Saint Germanus of Granfelden (c. 612 in Trier – 675 near Moutier) was the first abbot of Moutier-Grandval Abbey. He is venerated as a martyr saint in the Catholic and Eastern Orthodox Churches.

==Vita==

The "Life" of Saint Germanus is recounted in the eleventh-century "Passio sancti Germani", which appears in the Vitae et passiones diversorum sanctorum. It was written about 695 by Bobolène, a priest probably of Moutier-Grandval Abbey and later at Luxeuil. It was composed at the request of the religious brothers Chadoal and Aridius, contemporaries of Abbot Germanus. The manuscript of the Vitae is preserved as the Codex Sangallensis 551 ('Codex of Saint-Gall' 551), housed in the Abbey library of Saint Gall.

==Life==
Germanus was the second son of Optardus, a wealthy senator in Trier.

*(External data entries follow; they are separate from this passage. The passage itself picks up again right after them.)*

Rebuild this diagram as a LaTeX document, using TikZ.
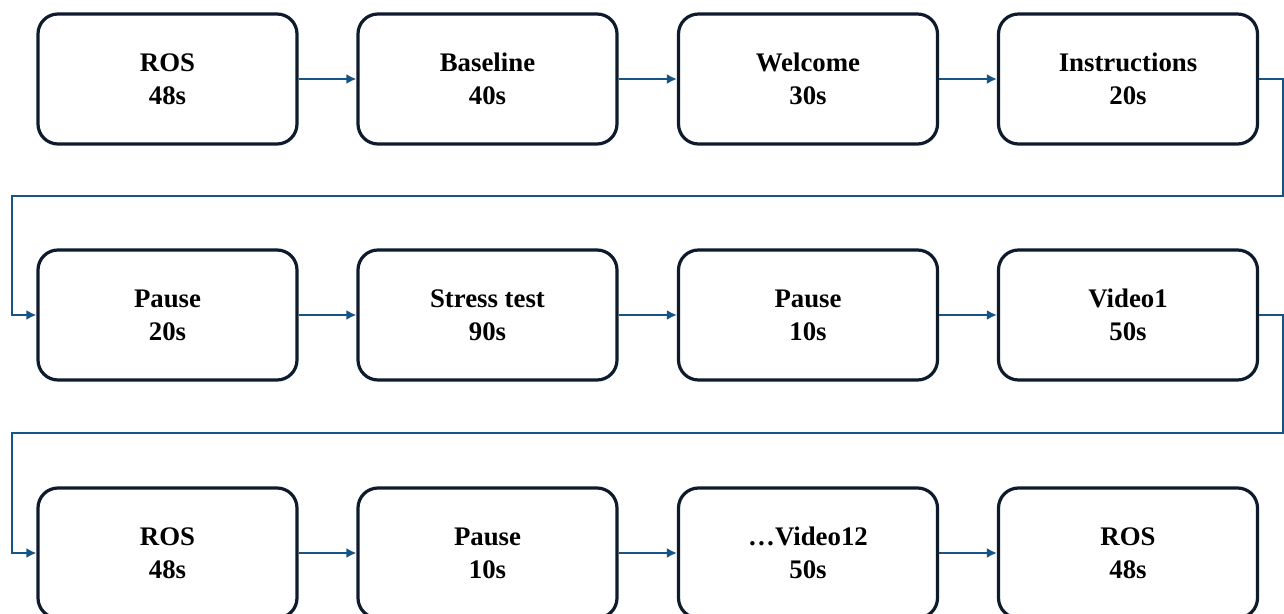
\documentclass[tikz,border=0pt]{standalone}
\usepackage{fontspec}
\setmainfont{Liberation Serif}
\definecolor{stepblue}{RGB}{22,84,134}
\definecolor{stepnavy}{RGB}{14,27,45}
\usetikzlibrary{arrows.meta,positioning}
\tikzstyle{flow} = [draw, stepblue, line width=1.4pt, -{Latex[length=5pt,width=5pt]}]
\tikzstyle{stage} = [draw=stepnavy, line width=1.6pt, rounded corners=10pt, fill=white,
  minimum width=129.5pt, minimum height=65pt, align=center,
  font=\fontsize{13.4}{16.5}\selectfont\bfseries]

\begin{document}
\begin{tikzpicture}[x=0.5pt,y=-0.5pt]
          \clip (0,0) rectangle (1284,614);
          % first row
          \node[stage] (ros1)  at (167.5,79) {ROS\\48s};
          \node[stage] (base)  at (487.5,79) {Baseline\\40s};
          \node[stage] (welc)  at (808,79)   {Welcome\\30s};
          \node[stage] (instr) at (1128,79)  {Instructions\\20s};
          % second row
          \node[stage] (pause1) at (167.5,315) {Pause\\20s};
          \node[stage] (stress) at (487.5,315) {Stress test\\90s};
          \node[stage] (pause2) at (808,315)   {Pause\\10s};
          \node[stage] (vid1)   at (1128,315)  {Video1\\50s};
          % third row
          \node[stage] (ros2)   at (167.5,553) {ROS\\48s};
          \node[stage] (pause3) at (487.5,553) {Pause\\10s};
          \node[stage] (vid12)  at (808,553)   {\dots Video12\\50s};
          \node[stage] (ros3)   at (1128,553)  {ROS\\48s};
          % turning points
          \coordinate (r1) at (1283,196);
          \coordinate (l1) at (12,196);
          \coordinate (r2) at (1283,433);
          \coordinate (l2) at (12,433);
          \draw[flow] (ros1) -- (base);
          \draw[flow] (base) -- (welc);
          \draw[flow] (welc) -- (instr);
          \draw[flow] (instr.east) -| (r1) -- (l1) |- (pause1.west);
          \draw[flow] (pause1) -- (stress);
          \draw[flow] (stress) -- (pause2);
          \draw[flow] (pause2) -- (vid1);
          \draw[flow] (vid1.east) -| (r2) -- (l2) |- (ros2.west);
          \draw[flow] (ros2) -- (pause3);
          \draw[flow] (pause3) -- (vid12);
          \draw[flow] (vid12) -- (ros3);
        \end{tikzpicture}
\end{document}
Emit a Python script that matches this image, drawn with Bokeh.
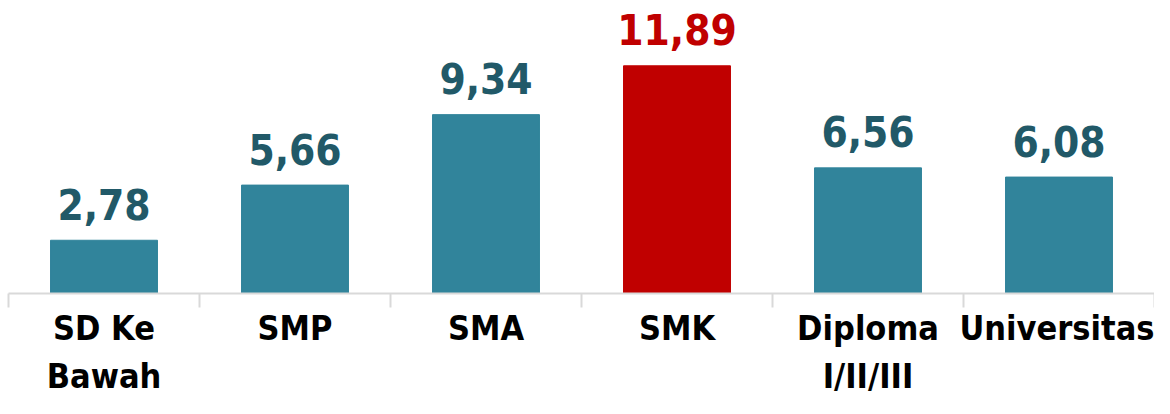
from bokeh.plotting import figure
from bokeh.models import ColumnDataSource, Range1d, FixedTicker
from bokeh.core.properties import value
from bokeh.embed import file_html
from bokeh.resources import INLINE

categories = ["SD Ke\nBawah", "SMP", "SMA", "SMK", "Diploma\nI/II/III", "Universitas"]
values = [2.78, 5.66, 9.34, 11.89, 6.56, 6.08]
bar_colors = ["#31849b", "#31849b", "#31849b", "#c00000", "#31849b", "#31849b"]
label_colors = ["#215968", "#215968", "#215968", "#c00000", "#215968", "#215968"]

FONT = "DejaVu Sans Condensed"

xs = [i + 0.5 for i in range(len(categories))]
labels = [f"{v:.2f}".replace(".", ",") for v in values]

src = ColumnDataSource(dict(x=xs, top=values, color=bar_colors, lcolor=label_colors, label=labels))

p = figure(width=1154, height=398, output_backend="svg", toolbar_location=None,
           x_range=Range1d(0, len(categories)), y_range=Range1d(0, 15.3),
           min_border_left=8, min_border_right=0, min_border_top=0, min_border_bottom=90)

p.vbar(x="x", top="top", width=0.56, color="color", source=src)
p.text(x="x", y="top", text="label", text_color="lcolor", source=src,
       text_align="center", text_baseline="alphabetic", y_offset=-36,
       text_font=value(FONT), text_font_style="bold", text_font_size="42px")

p.xgrid.visible = False
p.ygrid.visible = False
p.yaxis.visible = False
p.outline_line_color = None

ax = p.xaxis[0]
ax.ticker = FixedTicker(ticks=xs, minor_ticks=list(range(len(categories) + 1)))
ax.major_label_overrides = {x: c for x, c in zip(xs, categories)}
ax.major_tick_line_color = None
ax.major_tick_out = 0
ax.major_tick_in = 0
ax.minor_tick_line_color = "#d9d9d9"
ax.minor_tick_line_width = 2
ax.minor_tick_out = 14
ax.minor_tick_in = 0
ax.axis_line_color = "#d9d9d9"
ax.axis_line_width = 2
ax.major_label_standoff = 0
ax.major_label_text_font = FONT
ax.major_label_text_font_style = "bold"
ax.major_label_text_font_size = "34px"
ax.major_label_text_color = "#000000"

open("out.html", "w").write(file_html(p, INLINE))
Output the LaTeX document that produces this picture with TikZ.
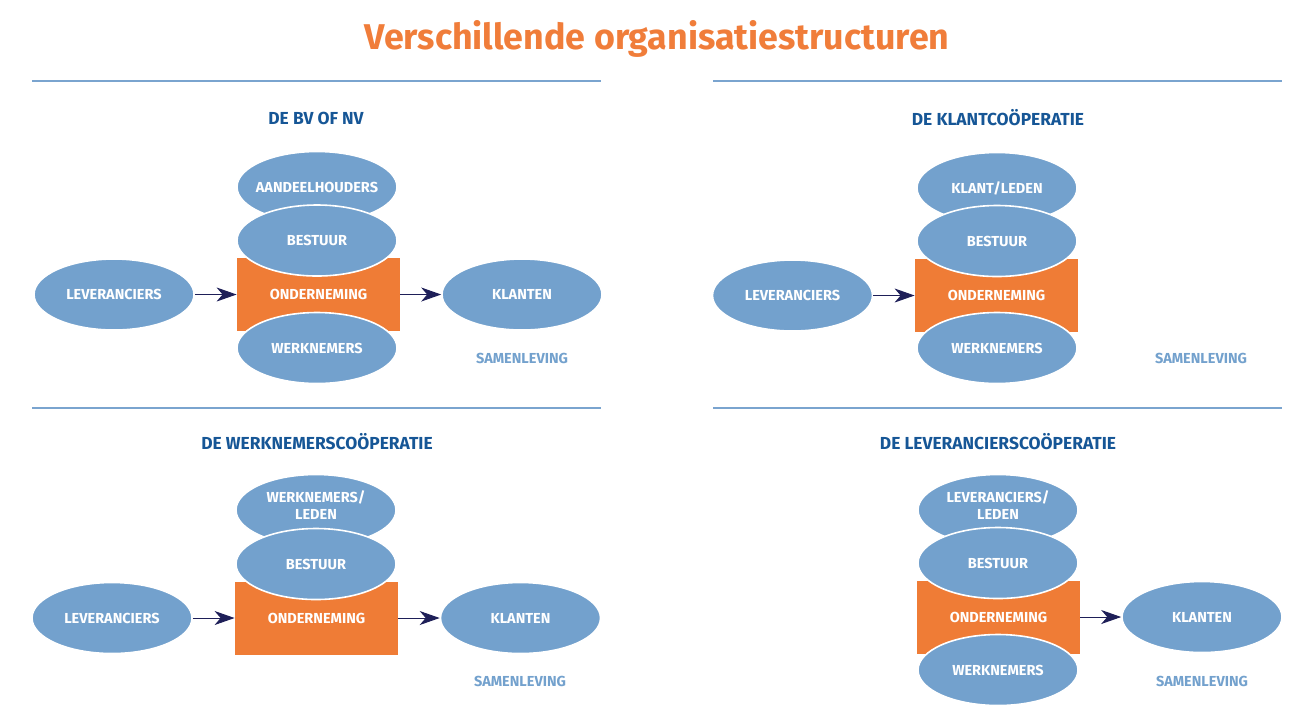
\documentclass[tikz,border=0pt]{standalone}
\usepackage{fontspec}
\setmainfont{Fira Sans}
\usetikzlibrary{shapes.geometric,arrows.meta}
\definecolor{ellblue}{RGB}{115,161,205}
\definecolor{ondorange}{RGB}{239,124,54}
\definecolor{titelorange}{RGB}{240,125,58}
\definecolor{kopblue}{RGB}{22,86,150}
\definecolor{lijnblue}{RGB}{122,164,207}
\definecolor{arrnavy}{RGB}{30,31,88}
\begin{document}
\begin{tikzpicture}[x=0.5pt,y=-0.5pt,
  ell/.style={ellipse, fill=ellblue, draw=white, line width=0.8pt, minimum width=80pt, minimum height=35.5pt, inner xsep=-3pt, inner ysep=0pt, text=white, align=center, font=\bfseries\fontsize{7.25}{8.75}\selectfont},
  ond/.style={rectangle, fill=ondorange, minimum width=81.5pt, minimum height=36.5pt, inner sep=0pt, text=white, font=\bfseries\fontsize{7.25}{8.75}\selectfont},
  kop/.style={text=kopblue, inner sep=0pt, font=\bfseries\fontsize{8.7}{10}\selectfont},
  sam/.style={text=ellblue, inner sep=0pt, font=\bfseries\fontsize{7.25}{8.75}\selectfont},
  arr/.style={draw=arrnavy, line width=0.5pt, -{Stealth[length=10pt,width=7pt,inset=3pt]}},
  lijn/.style={draw=lijnblue, line width=0.8pt}]
\useasboundingbox (0,0) rectangle (1311,720);
\node[text=titelorange, inner sep=0pt, font=\bfseries\fontsize{17.9}{22}\selectfont] (titel) at (657,39) {Verschillende organisatiestructuren};
\draw[lijn] (32,81) -- (601,81);
\draw[lijn] (713,81) -- (1282,81);
\draw[lijn] (32,408) -- (601,408);
\draw[lijn] (713,408) -- (1282,408);

% de bv of nv
\node[kop] (kop1) at (316,118) {DE BV OF NV};
\node[ond] (ond1) at (318.5,294.5) {ONDERNEMING};
\node[ell] (aan1) at (317,187) {AANDEELHOUDERS};
\node[ell] (bes1) at (317,240.5) {BESTUUR};
\node[ell] (wer1) at (317,348) {WERKNEMERS};
\node[ell] (lev1) at (114,294.5) {LEVERANCIERS};
\node[ell] (kla1) at (522,294.5) {KLANTEN};
\node[sam] (sam1) at (522,358) {SAMENLEVING};
\draw[arr] (lev1) -- (ond1);
\draw[arr] (ond1) -- (kla1);

% de klantcooperatie
\node[kop] (kop2) at (998,118) {DE KLANTCOÖPERATIE};
\node[ond] (ond2) at (996.5,295.5) {ONDERNEMING};
\node[ell] (led2) at (997,188) {KLANT/LEDEN};
\node[ell] (bes2) at (997,241) {BESTUUR};
\node[ell] (wer2) at (997,348) {WERKNEMERS};
\node[ell] (lev2) at (792.5,295.5) {LEVERANCIERS};
\node[sam] (sam2) at (1201,358) {SAMENLEVING};
\draw[arr] (lev2) -- (ond2);

% de werknemerscooperatie
\node[kop] (kop3) at (317,442) {DE WERKNEMERSCOÖPERATIE};
\node[ond] (ond3) at (316.5,618) {ONDERNEMING};
\node[ell] (led3) at (316,510) {WERKNEMERS/\\LEDEN\rule[-5pt]{0pt}{5pt}};
\node[ell] (bes3) at (316,564) {BESTUUR};
\node[ell] (lev3) at (112,618) {LEVERANCIERS};
\node[ell] (kla3) at (520.5,618) {KLANTEN};
\node[sam] (sam3) at (520,681) {SAMENLEVING};
\draw[arr] (lev3) -- (ond3);
\draw[arr] (ond3) -- (kla3);

% de leveranciers cooperatie
\node[kop] (kop4) at (998,442) {DE LEVERANCIERSCOÖPERATIE};
\node[ond] (ond4) at (998.5,617) {ONDERNEMING};
\node[ell] (led4) at (998,510) {LEVERANCIERS/\\LEDEN\rule[-5pt]{0pt}{5pt}};
\node[ell] (bes4) at (998,563) {BESTUUR};
\node[ell] (wer4) at (998,670) {WERKNEMERS};
\node[ell] (kla4) at (1202,617) {KLANTEN};
\node[sam] (sam4) at (1202,681) {SAMENLEVING};
\draw[arr] (ond4) -- (kla4);

\end{tikzpicture}
\end{document}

His older brother became a courtier, while his younger brother Numerianus eventually succeeded Modoald as Bishop of Trier.

Optardus entrusted the young Germanus to Modoald to be educated. At the age of seventeen, Germanus decided to take up the monastic life. He left to join Arnulf of Metz, who had retired from the bishopric of Metz to a hermitage at a mountain site in his domains in the Vosges to become a monk.

Germanus stayed for some time with Arnulf who gave him the tonsure and then sent him, with his younger brother Numerian who had come to join him, to the recently founded monastery Remiremont monastery. Driven by a desire for greater perfection, he left with his brother and some religious for Luxeuil. Abbot Waldebert received him, conferred on him the priesthood, then around 640 sent him to organize and govern the monastery of Granfeld (Monasterium Grandis Vallis) or Moutier-Granval, recently founded by Gundoin, Duke of Alsace. Germanus served as abbot for 35 years. His history with Remiremont, Luxeuil, and Granval shows his connection to the network of Columbanian establishments. His contacts with Modoald, Arnulf, and Gundoin suggest he supported the Arnulfings.

According to legend, Gundoin's successor, Boniface, Duke of Alsace had trouble keeping the people of the Sornegau from revolting. The situation became worse under his successor Adalrich, Duke of Alsace (known as "Eticho"), who wanted to subdue the area around Delémont. Germanus and his prior Randoald of Grandval met him for negotiations near Courtételle (southwest of Delémont). After discussions Germanus and Randoald were slain on their way back by supporters of the Duke. The following night the religious collected the bodies and buried them first in Saint-Ursanne, then in Moutier-Granval.

==Veneration==
Germanus and Randoald are regarded as martyrs and became very popular. Miracles reportedly took place at their tomb, which became a center of pilgrimage. The remains of the martyrs were then in 1477 transferred under the high altar. Their cult extended throughout the diocese of Basel and throughout the province of Besancon. The progress of Protestantism and a fire at the abbey which had become a collegiate church, of which nothing remains, led the canons to withdraw and transport the relics of the two saints to Délémont in the canton of Jura, where they continue to be venerated. The cult of Saint Germanus is still alive in the Catholic canton of Jura, where many churches are dedicated to him.

His feast day, shared with Randoald, is 21 February. The crosier of Germanus, one of the oldest remaining, is kept at Musée jurassien d'art et d'histoire in Delémont.